L’association des éditeurs de Tahiti et des îles (AETI) a offert en 2021, sa première résidence d’écriture à une des autrices du pays grâce à son partenariat avec les institutions (Ministère de la culture, ministère de l’éducation et Haut commissariat de la République française). Titaua Peu, « autrice à l’engagement éminemment politique », a été la première polynésienne à réaliser cette aventure littéraire sur le fenua. Après Mūtisme en 2003 et Pina en 2016, elle espère pouvoir proposer une partie de sa troisième œuvre fin 2022. Sa résidence s’est déroulée en deux étapes et avec deux objectifs croisés. Un temps et des moyens pour écrire, c’est l’opportunité proposée à l’autrice, avec la contrepartie d’intervenir dans un ou plusieurs établissements scolaires du lieu de cette résidence pour participer au développement du goût de la lecture chez les élèves, et pourquoi pas à l’éveil de futurs auteurs ? Elle a choisi pour le besoin de ses projets d’écriture les îles de Mangareva et Taha’a.
En attendant, des écrits sont déjà sortis de cette expérience collective, partagée à la fois par les élèves, le corps enseignant, mais aussi le personnel de l’établissement qui l’a accueillie. Titaua est intervenue dans les classes du collège de Rikitea, village principal de Mangareva aux îles Gambier, au mois de décembre 2021. Ces rencontres ont été un véritable catalyseur pour les adolescents. Parler de sujets tabous, de Mūtismes, ils en avaient besoin selon elle et elle se satisfait de leur en avoir donné les moyens, aussi grâce à un fort engagement de leurs professeurs. Elle les a côtoyés pendant un mois, « les croisant au magasin », et cette proximité a contribué à faire couler l’encre de leurs plumes, selon elle. Les témoignages ont surpris la communauté, qui ne pensait pas cette île isolée aussi exposée à la violence de la société. Une quarantaine de nouvelles anonymisés ont été couchés sur le papier par les élèves âgés de 12 à 17 ans… Et des adultes de l’établissement, qui ont souhaité, contribuer eux aussi avec leurs histoires. Ils abordent chacun avec leurs mots et leur vécu, l’inceste, la drogue et aussi des problématiques de rapport au corps. L’autrice relève également un questionnement récurent sur les préférences sexuelles. Autant de malaises dont ils ont pu se délester dans ces textes. Elle espère aussi avoir suscité des vocations d’écrivain parmi eux. Au terme d’un mois en résidence à Rikitea, Titaua a ramené dans sa valise un recueil de nouvelles, Mutismes de Rikitea qu’elle a confié délicatement à l’AETI à son retour à Tahiti. Quant à ses publications personnelles, elle y a travaillé également lors de la deuxième partie de sa résidence qu’elle a passée à Taha’a. Le mois qu’elle y a vécu lui a permis de se ressourcer et de trouver l’inépuisable inspiration qu’elle prête à son île natale.
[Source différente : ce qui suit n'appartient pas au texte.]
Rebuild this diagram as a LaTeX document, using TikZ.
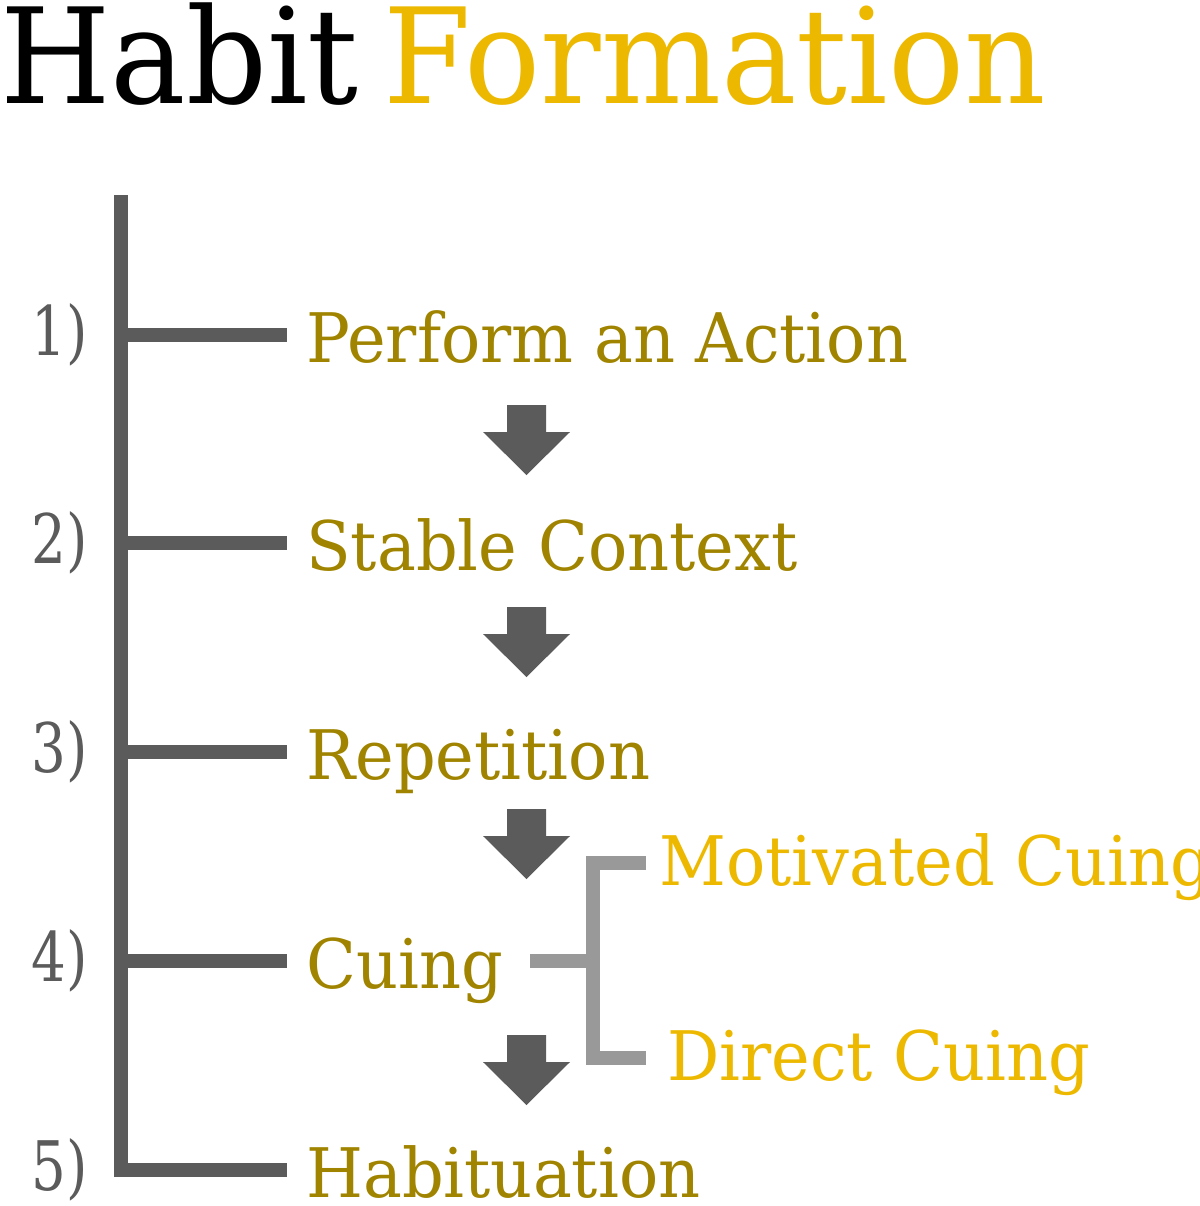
\documentclass[tikz,border=0pt]{standalone}
\usepackage{fontspec}
\setmainfont[FakeStretch=0.955]{DejaVu Serif}
\newfontfamily\titlefont[FakeStretch=0.955]{DejaVu Serif}
\newfontfamily\numfont[FakeStretch=0.8]{DejaVu Serif}
\definecolor{barGray}{HTML}{5B5B5B}
\definecolor{bracketGray}{HTML}{999999}
\definecolor{darkGold}{HTML}{A08400}
\definecolor{brightGold}{HTML}{EDB800}

\begin{document}
\begin{tikzpicture}[x=0.025cm,y=-0.025cm,
  rung/.style={barGray,line width=10.5pt},
  bracket/.style={bracketGray,line width=10.5pt,line join=miter},
  steplabel/.style={anchor=base west,inner sep=0pt,text=darkGold,font=\fontsize{48.6}{50}\selectfont},
  sublabel/.style={anchor=base west,inner sep=0pt,text=brightGold,font=\fontsize{48.6}{50}\selectfont},
  stepnum/.style={anchor=base east,inner sep=0pt,text=barGray,font=\numfont\fontsize{48.6}{50}\selectfont},
  titlepart/.style={anchor=base west,inner sep=0pt,font=\titlefont\fontsize{94.3}{100}\selectfont}]
\useasboundingbox (0,0) rectangle (1200,1206);
\clip (0,0) rectangle (1200,1206);
%title
\node[titlepart,text=black] (habit) at (0,103) {Habit};
\node[titlepart,text=brightGold] (formation) at (383,103) {Formation};
%main bar
\draw[rung] (121,195) -- (121,1177);
%steps
\foreach \i/\y/\txt in {1/335/Perform an Action,2/543/Stable Context,3/752/Repetition,4/961/Cuing,5/1170/Habituation}{
\draw[rung] (121,\y) -- (287,\y);
\node[stepnum] (n\i) at (88,\y+20) {\i)};
\node[steplabel] (l\i) at (306,\y+27) {\txt};
}
%arrows between steps
\foreach \y in {405,607,809,1035}{
\fill[barGray] (507,\y) -- (546,\y) -- (546,\y+27) -- (570,\y+27) -- (526.5,\y+70) -- (483,\y+27) -- (507,\y+27) -- cycle;
}
%cuing bracket
\coordinate (fork) at (593,961);
\draw[bracket] (530,961) -- (fork);
\draw[bracket] (646,863) -- (593,863) -- (593,1058) -- (646,1058);
\node[sublabel] (motivated) at (659,885) {Motivated Cuing};
\node[sublabel] (direct) at (667,1080) {Direct Cuing};
\end{tikzpicture}
\end{document}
Rikitea fait partie de ses prochains récits pour avoir été le « théâtre du début de la christianisation en Polynésie ». Elle présente déjà « une saga du peuple ma’ohi, des premières migrations ». C’est une trilogie qu’elle prépare, dont le premier tome devrait être achevé fin 2022 et dont le deuxième tome est déjà en cours de rédaction.
Maintenant autrice confirmée, elle appelle les artistes polynésiens à sortir, à s’exporter sur le marché national et international. La plus jeune autrice de Polynésie à avoir été publiée a également été retenue pour réaliser une résidence d’artiste avec trois autres polynésiennes, cette fois-ci à la cité internationale des arts, à Paris. Mais avant cela, elle a fêté la publication en anglais de son second roman, Pina, sorti à New York le 16 août dernier. Les festivités continueront au mois d’octobre, où elle participera à au moins un festival de littérature à New York. C’est avec gratitude envers les institutions et l’AETI qu’elle aborde ces ouvertures.